“with nothing but our lives”
For most of my life I have been frustrated by the fact that people did not comprehend the all-inclusive meaning of the word “everything” and the all-exclusive meaning of the word “nothing”. “We had lost everything; we had nothing.”
“Oh, that must have been just terrible” – yet people were inclined to think it could not possibly be completely true, that some Benign Hand had somehow provided that certain taken-for-granted items were salvaged: birth certificates, baby pictures, marriage certificates, wedding pictures, life insurance policies, pensions, bank accounts, credit cards. And that somehow this same Benign Hand had continued to pay the premiums on insurance policies and kept everything else current for the 3 ½ years that we were in the concentration camp.
Imagine yourself in a nightmare as a boy standing in the middle of the open prairie in the Midwest somewhere, holding a child’s suitcase and a note in your hand that tells you what your name is, when and where you were born, and the names of your parents and brother. It also says in bigger letters “If we get separated, take the train to Chicago.” Your memory is a fog with outlines like shadows and you have no idea why your body wants to take you where you are going other than that you hear the wail of a locomotive in the distance. So you start walking and, as you walk, you have to gradually dump the heavy items in your suitcase that make the muscles of your arms burn. You look back and all you see is blue-grey-black space. No horizon. Everything has evaporated in this void that opens behind you as you go forward. Your house, City Hall, the Court House, the Bank, the Insurance Company, the Church, the Hospital, your School. Moonbeams are groping for some vertical surface to light up. There is nothing.

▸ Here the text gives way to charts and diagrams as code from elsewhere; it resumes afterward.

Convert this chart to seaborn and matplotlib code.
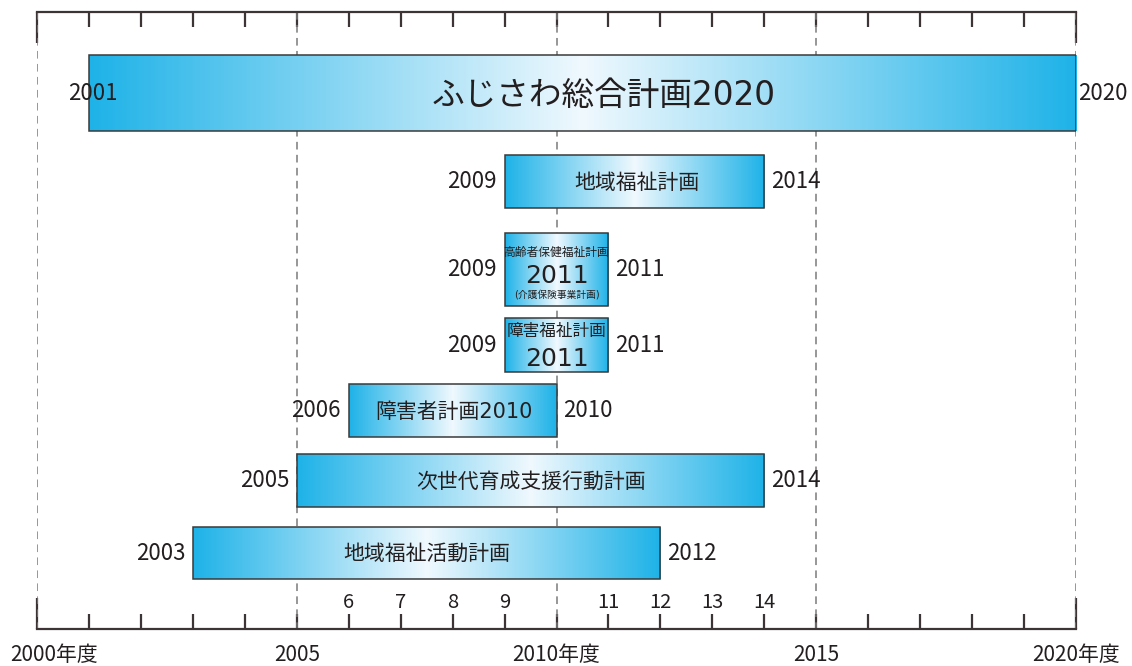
import numpy as np
import matplotlib
matplotlib.use("Agg")
import matplotlib.pyplot as plt
from matplotlib.ticker import FixedLocator, NullFormatter
import seaborn as sns

# ---- data -------------------------------------------------------------
plans = [
    "ふじさわ総合計画2020",
    "地域福祉計画",
    "高齢者保健福祉計画2011",
    "障害福祉計画2011",
    "障害者計画2010",
    "次世代育成支援行動計画",
    "地域福祉活動計画",
]
plan_note = "(介護保険事業計画)"
start_year = [2001, 2009, 2009, 2009, 2006, 2005, 2003]
end_year = [2020, 2014, 2011, 2011, 2010, 2014, 2012]

axis_years = [2000, 2005, 2010, 2015, 2020]
axis_labels = ["2000年度", "2005", "2010年度", "2015", "2020年度"]
short_years = [2006, 2007, 2008, 2009, 2011, 2012, 2013, 2014]

# ---- layout (vertical lanes, measured from the top frame line) -----------
lane_center = [81, 169.5, 257.5, 333, 398.5, 468.5, 541]
lane_height = [76, 53, 73, 54, 53, 53, 52]
AX_DEPTH = 617

sns.set_theme(style="white")
plt.rcParams["font.family"] = ["Noto Sans CJK JP", "DejaVu Sans"]
BAR_FONT = ["DejaVu Sans", "Noto Sans CJK JP"]   # wide digits inside the bars
INK = "#231f20"
FRAME = "#3d3535"

fig = plt.figure(figsize=(11.32, 6.66), dpi=100)
ax = fig.add_axes([37 / 1132, 37 / 666, 1039 / 1132, 617 / 666])

# dashed guide lines every five years
for yr in axis_years:
    ax.vlines(yr, 0, AX_DEPTH, colors="#7a7a7a", linewidth=1.1,
              linestyles=(0, (5, 3.5)), zorder=1)

# gradient fill: deep cyan at both ends, pale in the middle
edge = np.array([0.12, 0.70, 0.91])
mid = np.array([0.94, 0.975, 0.995])
t = np.linspace(0, 1, 256)
w = 1 - np.abs(2 * t - 1)
grad = (edge + (mid - edge) * w[:, None])[None, :, :]

bars = ax.barh(lane_center, np.array(end_year) - np.array(start_year),
               left=start_year, height=lane_height, facecolor="none",
               edgecolor="#3a3a3a", linewidth=1.1, zorder=3)
for bar, s, e, yc, h in zip(bars, start_year, end_year, lane_center, lane_height):
    im = ax.imshow(grad, extent=(s, e, yc + h / 2, yc - h / 2), aspect="auto",
                   interpolation="bilinear", zorder=2)
    im.set_clip_path(bar)

# year labels at both ends of each bar
for i, (s, e, yc) in enumerate(zip(start_year, end_year, lane_center)):
    if i == 0:
        ax.annotate(str(s), (s, yc), xytext=(3, 0), textcoords="offset points",
                    ha="center", va="center", fontsize=16, color=INK, zorder=5)
        ax.annotate(str(e), (e, yc), xytext=(1.5, 0), textcoords="offset points",
                    ha="left", va="center", fontsize=16, color=INK, zorder=5)
    else:
        ax.annotate(str(s), (s, yc), xytext=(-5.5, 0), textcoords="offset points",
                    ha="right", va="center", fontsize=16, color=INK, zorder=5)
        ax.annotate(str(e), (e, yc), xytext=(5, 0), textcoords="offset points",
                    ha="left", va="center", fontsize=16, color=INK, zorder=5)


# plan names inside the bars
def bar_text(i, label, dx_pt, dy_px, size):
    xc = (start_year[i] + end_year[i]) / 2
    ax.annotate(label, (xc, lane_center[i] + dy_px), xytext=(dx_pt, 0),
                textcoords="offset points", ha="center", va="center",
                fontsize=size, color=INK, family=BAR_FONT, zorder=5)


bar_text(0, plans[0], 15, 3, 23.5)
bar_text(1, plans[1], 1.5, 1, 15)
bar_text(2, plans[2][:-4], 0, -17.5, 8.5)
bar_text(2, plans[2][-4:], 0, 6.5, 18)
bar_text(2, plan_note, 0, 25, 7)
bar_text(3, plans[3][:-4], 0, -14.5, 12)
bar_text(3, plans[3][-4:], 0, 14.5, 18)
bar_text(4, plans[4], 1, 1, 15)
bar_text(5, plans[5], 0, 1, 15)
bar_text(6, plans[6], 0, 1, 15)

# short year numbers above the bottom axis
for yr in short_years:
    ax.text(yr, 590, str(yr % 100), ha="center", va="center",
            fontsize=14.5, color=INK, zorder=5)

# frame: top and bottom rules with yearly ticks
ax.set_xlim(2000, 2020)
ax.set_ylim(AX_DEPTH, 0)
sns.despine(ax=ax, left=True, right=True, top=False, bottom=False)
for side in ("top", "bottom"):
    ax.spines[side].set_color(FRAME)
    ax.spines[side].set_linewidth(1.6)

ax.xaxis.set_major_locator(FixedLocator([2000, 2020]))
ax.xaxis.set_minor_locator(FixedLocator(list(range(2001, 2020))))
ax.xaxis.set_major_formatter(NullFormatter())
ax.xaxis.set_minor_formatter(NullFormatter())
ax.tick_params(axis="x", which="major", direction="in", length=22, width=1.6,
               color=FRAME, top=True, bottom=True)
ax.tick_params(axis="x", which="minor", direction="in", length=11, width=1.6,
               color=FRAME, top=True, bottom=True)
ax.set_yticks([])

# year captions under the axis; the first one is kept inside the canvas
for yr, lab in zip(axis_years, axis_labels):
    shift = 17 if yr == axis_years[0] else 0
    ax.annotate(lab, (yr, AX_DEPTH), xytext=(shift * 0.72, -26 * 0.72),
                textcoords="offset points", ha="center", va="center",
                fontsize=15, color=INK, annotation_clip=False)

ax.set_facecolor("white")
ax.grid(False)

fig.savefig("out.png", dpi=100, facecolor="white")
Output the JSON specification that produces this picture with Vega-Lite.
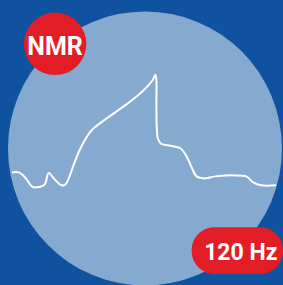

You ultimately make it to the railroad tracks and you manage to get on a train that is headed to Chicago. In order to pay the conductor the required fare, you sell your suitcase, the clothes that you have left in it, the shoes you are wearing, your belt, your shirt, and you step onto the platform of the station in Chicago only wearing shorts, feet bare, and clutching the piece of paper.
That is me when my Mother, my brother and I stood on the dock in Singapore Harbor after having been evacuated from Surabaya by the English Navy in the beginning of November 1945. Everything was gone; we had nothing. We had come out of the concentration camps under the Japanese left with nothing but our lives.
We did not care. We were alive, embraced by the warm welcome of healthy-looking, rosy-cheeked, energetic people who wanted to help us. Our nightmare was over. Better times were coming.